• **Given task**: Gather all lines with the word "React" in them.

• **Material for this task**:
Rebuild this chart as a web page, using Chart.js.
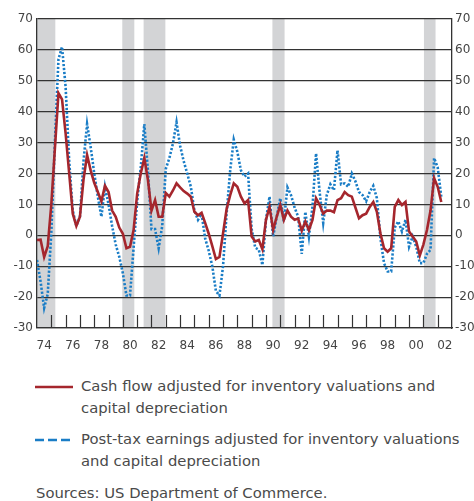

...

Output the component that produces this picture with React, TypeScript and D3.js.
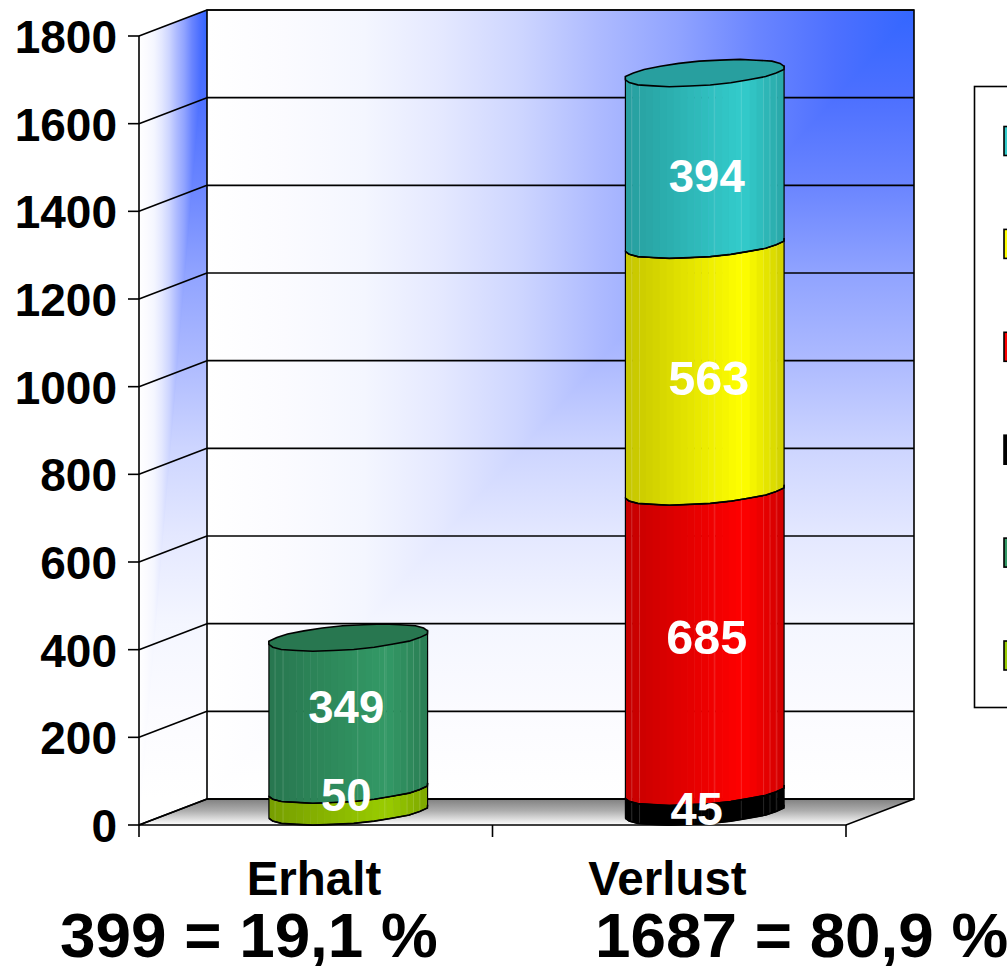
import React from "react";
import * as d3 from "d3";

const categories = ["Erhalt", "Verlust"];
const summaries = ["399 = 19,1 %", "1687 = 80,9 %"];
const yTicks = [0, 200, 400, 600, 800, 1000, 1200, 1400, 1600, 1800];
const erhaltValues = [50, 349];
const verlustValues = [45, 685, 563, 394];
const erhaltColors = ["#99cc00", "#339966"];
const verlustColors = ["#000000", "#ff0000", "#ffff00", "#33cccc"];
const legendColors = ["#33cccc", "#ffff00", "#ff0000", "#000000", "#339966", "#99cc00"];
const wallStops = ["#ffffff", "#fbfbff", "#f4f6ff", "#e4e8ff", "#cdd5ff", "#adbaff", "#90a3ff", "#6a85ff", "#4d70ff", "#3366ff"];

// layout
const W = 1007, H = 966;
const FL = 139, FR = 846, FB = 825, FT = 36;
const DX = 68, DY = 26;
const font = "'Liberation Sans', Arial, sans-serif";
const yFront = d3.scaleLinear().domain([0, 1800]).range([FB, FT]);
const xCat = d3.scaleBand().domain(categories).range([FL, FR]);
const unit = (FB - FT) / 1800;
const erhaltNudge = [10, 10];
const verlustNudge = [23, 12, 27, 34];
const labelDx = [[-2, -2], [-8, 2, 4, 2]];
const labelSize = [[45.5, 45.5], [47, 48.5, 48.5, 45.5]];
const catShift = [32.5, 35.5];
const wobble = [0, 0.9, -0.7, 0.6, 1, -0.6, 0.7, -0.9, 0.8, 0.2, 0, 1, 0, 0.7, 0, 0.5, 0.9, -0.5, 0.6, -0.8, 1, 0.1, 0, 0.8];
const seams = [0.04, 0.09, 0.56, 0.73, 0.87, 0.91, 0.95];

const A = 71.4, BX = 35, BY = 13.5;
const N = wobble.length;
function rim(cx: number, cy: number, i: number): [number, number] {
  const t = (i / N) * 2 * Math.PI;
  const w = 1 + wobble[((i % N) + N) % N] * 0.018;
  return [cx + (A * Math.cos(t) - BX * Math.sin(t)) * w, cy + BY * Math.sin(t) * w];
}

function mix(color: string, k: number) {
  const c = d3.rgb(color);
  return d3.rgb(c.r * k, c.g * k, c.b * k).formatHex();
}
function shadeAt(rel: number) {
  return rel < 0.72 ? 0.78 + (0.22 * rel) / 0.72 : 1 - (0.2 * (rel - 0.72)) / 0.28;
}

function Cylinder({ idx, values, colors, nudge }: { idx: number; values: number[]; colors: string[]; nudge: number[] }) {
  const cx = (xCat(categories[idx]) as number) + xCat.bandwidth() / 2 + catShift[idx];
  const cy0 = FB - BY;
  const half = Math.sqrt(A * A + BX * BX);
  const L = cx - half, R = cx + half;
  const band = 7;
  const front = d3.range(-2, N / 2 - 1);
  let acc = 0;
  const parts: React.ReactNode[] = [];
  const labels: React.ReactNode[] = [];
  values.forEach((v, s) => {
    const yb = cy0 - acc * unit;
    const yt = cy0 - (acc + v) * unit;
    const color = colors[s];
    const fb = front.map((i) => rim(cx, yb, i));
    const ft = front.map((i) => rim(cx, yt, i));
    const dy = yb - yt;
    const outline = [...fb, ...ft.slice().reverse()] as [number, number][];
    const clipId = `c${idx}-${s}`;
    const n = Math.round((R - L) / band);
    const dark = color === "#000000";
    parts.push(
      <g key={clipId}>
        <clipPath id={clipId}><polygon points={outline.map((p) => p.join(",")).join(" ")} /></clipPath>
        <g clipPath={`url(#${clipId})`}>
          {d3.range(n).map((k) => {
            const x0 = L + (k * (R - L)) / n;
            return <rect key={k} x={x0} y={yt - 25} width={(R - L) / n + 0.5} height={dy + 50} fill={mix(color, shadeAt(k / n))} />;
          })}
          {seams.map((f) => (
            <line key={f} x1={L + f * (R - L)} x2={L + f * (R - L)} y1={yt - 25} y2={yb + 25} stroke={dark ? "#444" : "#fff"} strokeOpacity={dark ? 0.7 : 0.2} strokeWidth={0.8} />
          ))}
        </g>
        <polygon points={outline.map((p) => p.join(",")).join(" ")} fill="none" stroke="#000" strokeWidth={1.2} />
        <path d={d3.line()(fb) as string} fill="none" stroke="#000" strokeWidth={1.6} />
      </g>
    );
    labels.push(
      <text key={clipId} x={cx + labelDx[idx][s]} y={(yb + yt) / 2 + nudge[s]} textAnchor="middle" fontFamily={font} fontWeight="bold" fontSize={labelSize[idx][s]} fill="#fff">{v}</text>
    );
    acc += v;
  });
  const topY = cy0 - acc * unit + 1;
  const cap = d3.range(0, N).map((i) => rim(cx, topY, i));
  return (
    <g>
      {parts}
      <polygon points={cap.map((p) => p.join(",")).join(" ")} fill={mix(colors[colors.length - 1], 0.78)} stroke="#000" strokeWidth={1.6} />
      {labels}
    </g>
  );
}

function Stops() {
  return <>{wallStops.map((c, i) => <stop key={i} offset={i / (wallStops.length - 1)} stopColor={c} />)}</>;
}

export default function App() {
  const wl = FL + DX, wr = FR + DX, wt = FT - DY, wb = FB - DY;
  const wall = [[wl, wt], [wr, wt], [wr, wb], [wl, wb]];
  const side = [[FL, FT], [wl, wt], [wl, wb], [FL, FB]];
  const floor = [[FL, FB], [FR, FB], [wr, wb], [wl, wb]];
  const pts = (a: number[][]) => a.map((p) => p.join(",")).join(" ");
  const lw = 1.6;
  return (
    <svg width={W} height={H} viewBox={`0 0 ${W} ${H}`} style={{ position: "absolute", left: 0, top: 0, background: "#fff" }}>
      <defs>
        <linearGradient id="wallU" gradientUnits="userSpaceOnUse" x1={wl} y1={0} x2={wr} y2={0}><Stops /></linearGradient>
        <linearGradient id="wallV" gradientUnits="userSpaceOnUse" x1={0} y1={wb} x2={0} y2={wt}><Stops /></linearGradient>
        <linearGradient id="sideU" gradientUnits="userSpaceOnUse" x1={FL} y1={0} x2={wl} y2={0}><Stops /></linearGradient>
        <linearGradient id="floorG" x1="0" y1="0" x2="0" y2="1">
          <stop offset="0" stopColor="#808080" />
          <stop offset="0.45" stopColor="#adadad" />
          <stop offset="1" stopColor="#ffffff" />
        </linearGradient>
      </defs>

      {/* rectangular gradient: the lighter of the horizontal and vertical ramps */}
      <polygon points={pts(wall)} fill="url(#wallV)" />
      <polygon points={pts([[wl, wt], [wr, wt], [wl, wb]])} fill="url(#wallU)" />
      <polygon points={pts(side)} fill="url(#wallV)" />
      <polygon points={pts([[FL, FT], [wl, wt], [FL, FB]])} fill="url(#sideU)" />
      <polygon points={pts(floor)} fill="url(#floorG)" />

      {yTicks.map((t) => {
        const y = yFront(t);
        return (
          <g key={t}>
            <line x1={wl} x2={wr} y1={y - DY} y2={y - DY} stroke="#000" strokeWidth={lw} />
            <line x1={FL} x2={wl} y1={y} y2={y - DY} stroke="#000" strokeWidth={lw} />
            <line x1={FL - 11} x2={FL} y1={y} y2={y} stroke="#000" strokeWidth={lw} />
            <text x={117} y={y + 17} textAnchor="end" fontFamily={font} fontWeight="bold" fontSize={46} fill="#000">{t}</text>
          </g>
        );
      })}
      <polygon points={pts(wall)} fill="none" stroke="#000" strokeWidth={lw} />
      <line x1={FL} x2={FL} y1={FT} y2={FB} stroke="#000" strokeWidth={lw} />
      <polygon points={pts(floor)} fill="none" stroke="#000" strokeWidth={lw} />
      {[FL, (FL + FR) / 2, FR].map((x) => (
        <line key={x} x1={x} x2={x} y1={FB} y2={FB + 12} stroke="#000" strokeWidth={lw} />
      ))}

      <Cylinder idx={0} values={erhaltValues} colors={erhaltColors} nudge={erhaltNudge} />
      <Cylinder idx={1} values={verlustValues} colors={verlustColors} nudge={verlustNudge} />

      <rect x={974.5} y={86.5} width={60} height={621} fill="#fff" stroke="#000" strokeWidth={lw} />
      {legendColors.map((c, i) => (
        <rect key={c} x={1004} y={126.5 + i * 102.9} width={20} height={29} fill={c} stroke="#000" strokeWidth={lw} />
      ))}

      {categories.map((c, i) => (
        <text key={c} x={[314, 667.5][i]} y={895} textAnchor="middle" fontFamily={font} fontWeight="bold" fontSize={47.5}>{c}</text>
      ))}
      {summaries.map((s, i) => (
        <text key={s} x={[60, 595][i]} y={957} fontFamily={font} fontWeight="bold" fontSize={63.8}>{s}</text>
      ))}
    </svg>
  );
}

---

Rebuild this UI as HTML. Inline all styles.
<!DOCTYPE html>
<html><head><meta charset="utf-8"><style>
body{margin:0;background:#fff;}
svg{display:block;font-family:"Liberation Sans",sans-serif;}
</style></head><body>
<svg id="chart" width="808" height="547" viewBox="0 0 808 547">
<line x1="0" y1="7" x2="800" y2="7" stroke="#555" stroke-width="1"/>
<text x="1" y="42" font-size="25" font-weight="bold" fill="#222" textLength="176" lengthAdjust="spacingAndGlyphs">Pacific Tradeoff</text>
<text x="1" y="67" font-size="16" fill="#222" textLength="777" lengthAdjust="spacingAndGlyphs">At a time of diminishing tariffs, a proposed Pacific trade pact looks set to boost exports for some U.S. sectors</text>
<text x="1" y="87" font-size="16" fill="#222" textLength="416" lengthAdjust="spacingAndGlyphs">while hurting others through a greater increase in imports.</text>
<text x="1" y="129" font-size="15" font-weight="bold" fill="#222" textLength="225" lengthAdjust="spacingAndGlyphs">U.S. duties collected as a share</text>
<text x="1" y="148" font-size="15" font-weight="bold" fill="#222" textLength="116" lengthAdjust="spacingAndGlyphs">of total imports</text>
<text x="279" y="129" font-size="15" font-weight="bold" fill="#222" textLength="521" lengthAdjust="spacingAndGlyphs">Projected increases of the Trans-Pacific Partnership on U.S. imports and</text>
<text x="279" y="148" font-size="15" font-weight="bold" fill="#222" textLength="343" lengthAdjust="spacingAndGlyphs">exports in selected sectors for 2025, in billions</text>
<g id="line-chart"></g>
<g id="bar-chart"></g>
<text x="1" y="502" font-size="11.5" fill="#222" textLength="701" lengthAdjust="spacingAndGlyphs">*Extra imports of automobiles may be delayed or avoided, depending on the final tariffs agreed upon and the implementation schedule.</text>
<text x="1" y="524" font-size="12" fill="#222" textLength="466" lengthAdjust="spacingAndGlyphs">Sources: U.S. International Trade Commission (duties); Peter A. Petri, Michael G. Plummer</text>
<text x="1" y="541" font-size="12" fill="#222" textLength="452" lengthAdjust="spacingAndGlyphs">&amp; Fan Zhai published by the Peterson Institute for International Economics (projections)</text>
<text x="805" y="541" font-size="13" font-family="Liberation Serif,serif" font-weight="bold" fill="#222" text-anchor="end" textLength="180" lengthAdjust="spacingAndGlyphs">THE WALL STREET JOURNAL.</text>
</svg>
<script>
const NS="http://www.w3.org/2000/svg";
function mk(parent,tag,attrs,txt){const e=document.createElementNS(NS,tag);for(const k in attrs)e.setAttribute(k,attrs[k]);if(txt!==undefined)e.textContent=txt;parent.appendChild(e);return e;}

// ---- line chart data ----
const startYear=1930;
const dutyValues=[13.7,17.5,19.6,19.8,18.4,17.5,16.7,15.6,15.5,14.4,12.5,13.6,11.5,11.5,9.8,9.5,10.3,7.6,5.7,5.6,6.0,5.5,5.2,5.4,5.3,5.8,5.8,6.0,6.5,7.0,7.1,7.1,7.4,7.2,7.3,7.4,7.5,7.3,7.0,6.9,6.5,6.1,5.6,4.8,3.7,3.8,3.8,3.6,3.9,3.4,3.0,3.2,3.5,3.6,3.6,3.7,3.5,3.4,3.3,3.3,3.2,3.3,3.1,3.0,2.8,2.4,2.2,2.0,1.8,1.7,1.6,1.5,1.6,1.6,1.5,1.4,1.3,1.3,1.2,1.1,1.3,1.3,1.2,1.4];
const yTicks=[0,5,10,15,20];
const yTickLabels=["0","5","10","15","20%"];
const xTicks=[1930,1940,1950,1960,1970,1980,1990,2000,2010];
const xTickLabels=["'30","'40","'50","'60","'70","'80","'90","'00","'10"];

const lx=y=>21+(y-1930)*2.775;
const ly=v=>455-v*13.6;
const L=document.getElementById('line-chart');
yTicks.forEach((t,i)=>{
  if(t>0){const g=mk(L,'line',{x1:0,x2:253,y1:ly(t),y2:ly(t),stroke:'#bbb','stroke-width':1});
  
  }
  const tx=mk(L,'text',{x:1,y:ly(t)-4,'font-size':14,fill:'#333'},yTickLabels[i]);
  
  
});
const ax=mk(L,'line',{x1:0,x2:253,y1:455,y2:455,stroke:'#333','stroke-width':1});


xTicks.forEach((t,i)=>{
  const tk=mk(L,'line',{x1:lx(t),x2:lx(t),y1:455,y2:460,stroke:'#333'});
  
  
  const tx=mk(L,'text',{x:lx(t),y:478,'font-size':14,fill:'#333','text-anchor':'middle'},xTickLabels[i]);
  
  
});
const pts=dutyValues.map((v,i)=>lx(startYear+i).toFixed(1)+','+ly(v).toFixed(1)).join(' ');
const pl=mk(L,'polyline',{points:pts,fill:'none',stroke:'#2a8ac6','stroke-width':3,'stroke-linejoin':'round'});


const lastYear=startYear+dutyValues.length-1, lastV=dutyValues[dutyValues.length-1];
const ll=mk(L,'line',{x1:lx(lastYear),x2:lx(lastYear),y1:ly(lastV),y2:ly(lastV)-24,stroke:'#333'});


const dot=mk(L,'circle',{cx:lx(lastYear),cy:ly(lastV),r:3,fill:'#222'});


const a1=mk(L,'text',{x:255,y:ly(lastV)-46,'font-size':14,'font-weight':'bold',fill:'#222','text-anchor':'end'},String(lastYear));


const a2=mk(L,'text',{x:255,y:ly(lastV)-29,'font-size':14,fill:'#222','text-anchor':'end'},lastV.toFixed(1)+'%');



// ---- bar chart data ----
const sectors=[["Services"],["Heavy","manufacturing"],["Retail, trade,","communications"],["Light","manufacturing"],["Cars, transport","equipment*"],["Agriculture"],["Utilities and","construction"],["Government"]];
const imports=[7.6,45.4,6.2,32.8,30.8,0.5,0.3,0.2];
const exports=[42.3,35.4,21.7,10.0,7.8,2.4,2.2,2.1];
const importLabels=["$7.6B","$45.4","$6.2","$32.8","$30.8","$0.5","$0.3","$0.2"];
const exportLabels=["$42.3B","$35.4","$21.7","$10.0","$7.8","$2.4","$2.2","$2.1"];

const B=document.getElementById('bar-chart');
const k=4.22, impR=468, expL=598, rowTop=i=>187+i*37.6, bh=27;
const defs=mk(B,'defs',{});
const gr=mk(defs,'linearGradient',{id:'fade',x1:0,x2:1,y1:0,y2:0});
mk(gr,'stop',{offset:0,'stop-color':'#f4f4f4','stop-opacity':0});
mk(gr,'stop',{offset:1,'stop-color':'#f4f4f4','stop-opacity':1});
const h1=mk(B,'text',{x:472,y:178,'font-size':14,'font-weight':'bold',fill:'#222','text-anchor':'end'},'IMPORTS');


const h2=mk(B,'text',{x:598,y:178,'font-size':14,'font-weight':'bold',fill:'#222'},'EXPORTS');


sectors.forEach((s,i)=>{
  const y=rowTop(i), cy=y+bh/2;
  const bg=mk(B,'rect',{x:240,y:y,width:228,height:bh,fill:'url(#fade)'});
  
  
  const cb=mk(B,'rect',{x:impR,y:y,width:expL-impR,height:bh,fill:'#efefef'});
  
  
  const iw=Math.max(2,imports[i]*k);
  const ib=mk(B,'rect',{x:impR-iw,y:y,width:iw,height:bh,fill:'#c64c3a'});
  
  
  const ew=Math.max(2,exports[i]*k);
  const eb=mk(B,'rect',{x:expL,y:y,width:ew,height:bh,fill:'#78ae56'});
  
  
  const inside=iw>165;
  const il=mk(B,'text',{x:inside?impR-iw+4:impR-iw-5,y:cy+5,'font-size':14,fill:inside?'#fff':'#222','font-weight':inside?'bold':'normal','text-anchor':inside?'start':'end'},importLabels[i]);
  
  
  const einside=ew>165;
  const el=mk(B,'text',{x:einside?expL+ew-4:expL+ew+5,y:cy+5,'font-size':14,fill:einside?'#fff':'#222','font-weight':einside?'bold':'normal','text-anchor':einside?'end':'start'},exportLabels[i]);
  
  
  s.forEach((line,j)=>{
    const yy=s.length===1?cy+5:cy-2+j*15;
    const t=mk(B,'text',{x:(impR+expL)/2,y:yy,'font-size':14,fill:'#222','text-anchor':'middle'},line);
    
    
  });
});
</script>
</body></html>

• **Final result**:
Output the component that produces this picture with React, TypeScript and D3.js.
import React from "react";
  const parts: React.ReactNode[] = [];
  const labels: React.ReactNode[] = [];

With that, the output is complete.